##### DATA EXCERPT

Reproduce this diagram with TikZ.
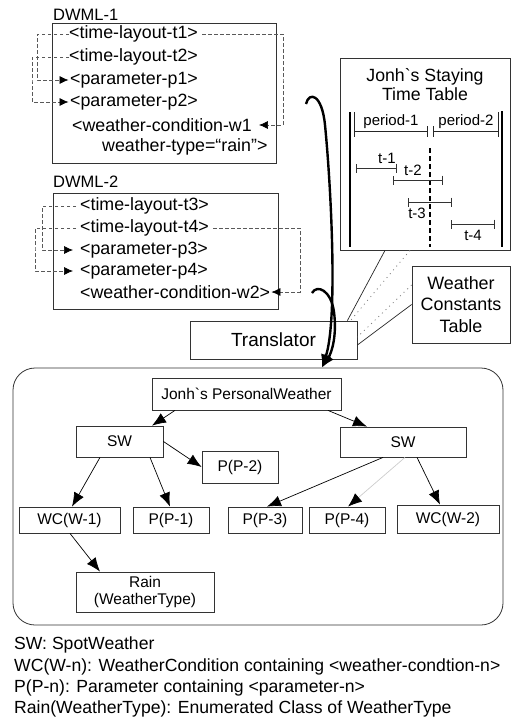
\documentclass[tikz,border=0pt]{standalone}
\usepackage{fontspec}
\newfontfamily\lsans{Liberation Sans}
\usetikzlibrary{arrows.meta}

\begin{document}
\begin{tikzpicture}[x=1pt,y=-1pt,
  every node/.style={font=\lsans},
  frameline/.style={draw=black!80, line width=0.8pt},
  code/.style={anchor=west, inner sep=0pt, font=\lsans\fontsize{17.8}{21}\selectfont},
  title/.style={anchor=west, inner sep=0pt, font=\lsans\fontsize{16.5}{19}\selectfont},
  box/.style={frameline, inner sep=0pt, align=center, font=\lsans\fontsize{15.5}{17}\selectfont},
  bigbox/.style={frameline, inner sep=0pt, align=center},
  treearrow/.style={draw=black, line width=0.7pt, -{Latex[length=14pt,width=11pt]}},
  dashlink/.style={draw=black!65, line width=0.7pt, dash pattern=on 3.5pt off 2.5pt},
  dasharrow/.style={dashlink, -{Latex[length=9pt,width=8pt,black]}},
  bigarrow/.style={draw=black, line width=2.4pt, -{Latex[length=13pt,width=11pt]}},
  thinlink/.style={draw=black!85, line width=0.7pt},
  dotlink/.style={draw=black!50, line width=0.8pt, dash pattern=on 1pt off 4pt},
  interval/.style={draw=black!80, line width=0.8pt, {Bar[width=9pt]}-{Bar[width=9pt]}},
  tlabel/.style={inner sep=0pt, font=\lsans\fontsize{15}{17}\selectfont},
  legend/.style={anchor=west, inner sep=0pt, font=\lsans\fontsize{17.6}{21}\selectfont}
]
\useasboundingbox (0,0) rectangle (513,724);

% ---------- DWML-1 document ----------
\node[title] (lab1) at (53,15) {DWML-1};
\node[bigbox, minimum width=224pt, minimum height=140pt] (dw1) at (164,93) {};
\node[code] (t1) at (69,34) {<time-layout-t1>};
\node[code] (t2) at (69,57) {<time-layout-t2>};
\node[code] (p1) at (70,80) {<parameter-p1>};
\node[code] (p2) at (70,102) {<parameter-p2>};
\node[code] (w1) at (72,125) {<weather-condition-w1};
\node[code] (wt1) at (102,147) {weather-type=“rain”>};

\coordinate (l1) at (37,60);
\coordinate (l2) at (32,80);
\coordinate (r1) at (283,80);
\draw[dasharrow, shorten >=1.5pt] (t1.west) -| (l1) |- (p1.west);
\draw[dasharrow, shorten >=1.5pt] (t2.west) -| (l2) |- (p2.west);
\draw[dasharrow, shorten <=4pt, shorten >=7pt] (t1.east) -| (r1) |- (w1.east);

% ---------- DWML-2 document ----------
\node[title] (lab2) at (53,182) {DWML-2};
\node[bigbox, minimum width=225pt, minimum height=116pt] (dw2) at (165.5,251) {};
\node[code] (t3) at (80,206) {<time-layout-t3>};
\node[code] (t4) at (80,228) {<time-layout-t4>};
\node[code] (p3) at (80,250) {<parameter-p3>};
\node[code] (p4) at (80,271) {<parameter-p4>};
\node[code] (w2) at (80,292) {<weather-condition-w2>};

\coordinate (l3) at (42,230);
\coordinate (l4) at (35,250);
\coordinate (r2) at (300,260);
\draw[dasharrow, shorten <=4pt, shorten >=7pt] (t3.west) -| (l3) |- (p3.west);
\draw[dasharrow, shorten <=4pt, shorten >=7pt] (t4.west) -| (l4) |- (p4.west);
\draw[dasharrow, shorten <=4pt, shorten >=1pt] (t4.east) -| (r2) |- (w2.east);

% ---------- staying time table ----------
\node[bigbox, minimum width=170pt, minimum height=192pt] (tt) at (425,154) {};
\node[inner sep=0pt, align=center, font=\lsans\fontsize{17.7}{19.5}\selectfont] (ttl) at (425,84.5) {Jonh`s Staying\\Time Table};
\draw[line width=2pt] (350,112) -- (350,247);
\draw[line width=2pt] (502,111) -- (502,247);
\draw[thinlink] (354,112) -- (354,137);
\draw[thinlink] (354,131) -- (427,131);
\draw[thinlink] (427,126) -- (427,137);
\draw[thinlink] (433,126) -- (433,137);
\draw[thinlink] (433,131) -- (498,131);
\draw[thinlink] (498,112) -- (498,137);
\node[tlabel] (per1) at (391,122) {period-1};
\node[tlabel] (per2) at (466,122) {period-2};
\draw[line width=1.3pt, dash pattern=on 5pt off 3pt] (430,148) -- (430,247);
\draw[interval] (356,168) -- (397,168);
\draw[interval] (393,180) -- (443,180);
\draw[interval] (408,202) -- (452,202);
\draw[interval] (451,224) -- (495,224);
\node[tlabel] (lt1) at (387,158) {t-1};
\node[tlabel] (lt2) at (413,170) {t-2};
\node[tlabel] (lt3) at (417,213) {t-3};
\node[tlabel] (lt4) at (473,235) {t-4};

% ---------- weather constants and translator ----------
\node[bigbox, minimum width=98pt, minimum height=77pt, font=\lsans\fontsize{17.9}{21.5}\selectfont] (wct) at (461,304.5) {Weather\\Constants\\Table};
\node[bigbox, minimum width=167pt, minimum height=38pt, font=\lsans\fontsize{19}{22}\selectfont] (tr) at (273.5,340) {Translator};

\draw[thinlink] ([xshift=-40pt]tt.south) -- ([xshift=-10pt]tr.north east);
\draw[dotlink] ([xshift=-15pt]tt.south) -- ([xshift=-7pt]tr.north east);
\draw[dotlink] ([yshift=19.5pt]wct.west) -- ([yshift=3pt]tr.east);
\draw[thinlink] (wct.west) -- ([yshift=-5pt]tr.east);

% ---------- object tree ----------
\node[frameline, rounded corners=22pt, minimum width=490pt, minimum height=257pt, inner sep=0pt] (frame) at (258,496.5) {};

\node[box, minimum width=189pt, minimum height=32pt] (pw) at (246.5,394) {Jonh`s PersonalWeather};
\node[box, minimum width=87pt, minimum height=31pt] (swl) at (119.5,441.5) {SW};
\node[box, minimum width=126pt, minimum height=30pt] (swr) at (403,442) {SW};
\node[box, minimum width=76pt, minimum height=32pt] (pp2) at (240,467) {P(P-2)};
\node[box, minimum width=101pt, minimum height=26pt] (wc1) at (69.5,520) {WC(W-1)};
\node[box, minimum width=76pt, minimum height=26pt] (pp1) at (171,520) {P(P-1)};
\node[box, minimum width=74pt, minimum height=26pt] (pp3) at (265,520) {P(P-3)};
\node[box, minimum width=76pt, minimum height=26pt] (pp4) at (347,520) {P(P-4)};
\node[box, minimum width=102pt, minimum height=28pt] (wc2) at (448,519) {WC(W-2)};
\node[box, minimum width=138pt, minimum height=40pt] (rain) at (145,592) {Rain\\(WeatherType)};

\draw[treearrow] ([xshift=-71.5pt]pw.south) -- ([xshift=32.5pt]swl.north);
\draw[treearrow] ([xshift=81.5pt]pw.south) -- ([xshift=-36pt]swr.north);
\draw[treearrow] (swl.east) -- (pp2.west);
\draw[treearrow] ([xshift=-19.5pt]swl.south) -- ([xshift=2.5pt]wc1.north);
\draw[treearrow] ([xshift=30.5pt]swl.south) -- ([xshift=-1pt]pp1.north);
\draw[treearrow] ([xshift=-20pt]swr.south) -- ([xshift=2pt]pp3.north);
\draw[treearrow, draw=black!20, -{Latex[length=14pt,width=11pt,black]}] ([xshift=2pt]swr.south) -- ([xshift=1pt]pp4.north);
\draw[treearrow] ([xshift=14pt]swr.south) -- ([xshift=-8pt]wc2.north);
\draw[treearrow] ([xshift=0.5pt]wc1.south) -- ([xshift=-45pt]rain.north);

% ---------- documents flowing into the translator ----------
\coordinate (h1) at (306,104);
\coordinate (h2) at (312,293);
\draw[bigarrow] (h1) .. controls (309,91) and (322,94) .. (325,125)
  .. controls (331,185) and (338,320) .. ([xshift=64pt]frame.north);
\draw[bigarrow] (h2) .. controls (317,284) and (331,290) .. (334,312)
  .. controls (337,335) and (332,352) .. ([xshift=64pt]frame.north);

% ---------- legend ----------
\node[legend] (lg1) at (14,645) {SW: SpotWeather};
\node[legend] (lg2) at (14,667) {WC(W-n): WeatherCondition containing <weather-condtion-n>};
\node[legend] (lg3) at (14,688) {P(P-n): Parameter containing <parameter-n>};
\node[legend] (lg4) at (14,709) {Rain(WeatherType): Enumerated Class of WeatherType};
\end{tikzpicture}
\end{document}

##########

▸ **EXERCISE GOAL**:
Return the material line for line, from its beginning to the line that contains "(r1) |- (w1.east);", with the pictures left out.

▸ **COMPLETE OUTPUT**:
Reproduce this diagram with TikZ.
\documentclass[tikz,border=0pt]{standalone}
\usepackage{fontspec}
\newfontfamily\lsans{Liberation Sans}
\usetikzlibrary{arrows.meta}

\begin{document}
\begin{tikzpicture}[x=1pt,y=-1pt,
  every node/.style={font=\lsans},
  frameline/.style={draw=black!80, line width=0.8pt},
  code/.style={anchor=west, inner sep=0pt, font=\lsans\fontsize{17.8}{21}\selectfont},
  title/.style={anchor=west, inner sep=0pt, font=\lsans\fontsize{16.5}{19}\selectfont},
  box/.style={frameline, inner sep=0pt, align=center, font=\lsans\fontsize{15.5}{17}\selectfont},
  bigbox/.style={frameline, inner sep=0pt, align=center},
  treearrow/.style={draw=black, line width=0.7pt, -{Latex[length=14pt,width=11pt]}},
  dashlink/.style={draw=black!65, line width=0.7pt, dash pattern=on 3.5pt off 2.5pt},
  dasharrow/.style={dashlink, -{Latex[length=9pt,width=8pt,black]}},
  bigarrow/.style={draw=black, line width=2.4pt, -{Latex[length=13pt,width=11pt]}},
  thinlink/.style={draw=black!85, line width=0.7pt},
  dotlink/.style={draw=black!50, line width=0.8pt, dash pattern=on 1pt off 4pt},
  interval/.style={draw=black!80, line width=0.8pt, {Bar[width=9pt]}-{Bar[width=9pt]}},
  tlabel/.style={inner sep=0pt, font=\lsans\fontsize{15}{17}\selectfont},
  legend/.style={anchor=west, inner sep=0pt, font=\lsans\fontsize{17.6}{21}\selectfont}
]
\useasboundingbox (0,0) rectangle (513,724);

% ---------- DWML-1 document ----------
\node[title] (lab1) at (53,15) {DWML-1};
\node[bigbox, minimum width=224pt, minimum height=140pt] (dw1) at (164,93) {};
\node[code] (t1) at (69,34) {<time-layout-t1>};
\node[code] (t2) at (69,57) {<time-layout-t2>};
\node[code] (p1) at (70,80) {<parameter-p1>};
\node[code] (p2) at (70,102) {<parameter-p2>};
\node[code] (w1) at (72,125) {<weather-condition-w1};
\node[code] (wt1) at (102,147) {weather-type=“rain”>};

\coordinate (l1) at (37,60);
\coordinate (l2) at (32,80);
\coordinate (r1) at (283,80);
\draw[dasharrow, shorten >=1.5pt] (t1.west) -| (l1) |- (p1.west);
\draw[dasharrow, shorten >=1.5pt] (t2.west) -| (l2) |- (p2.west);
\draw[dasharrow, shorten <=4pt, shorten >=7pt] (t1.east) -| (r1) |- (w1.east);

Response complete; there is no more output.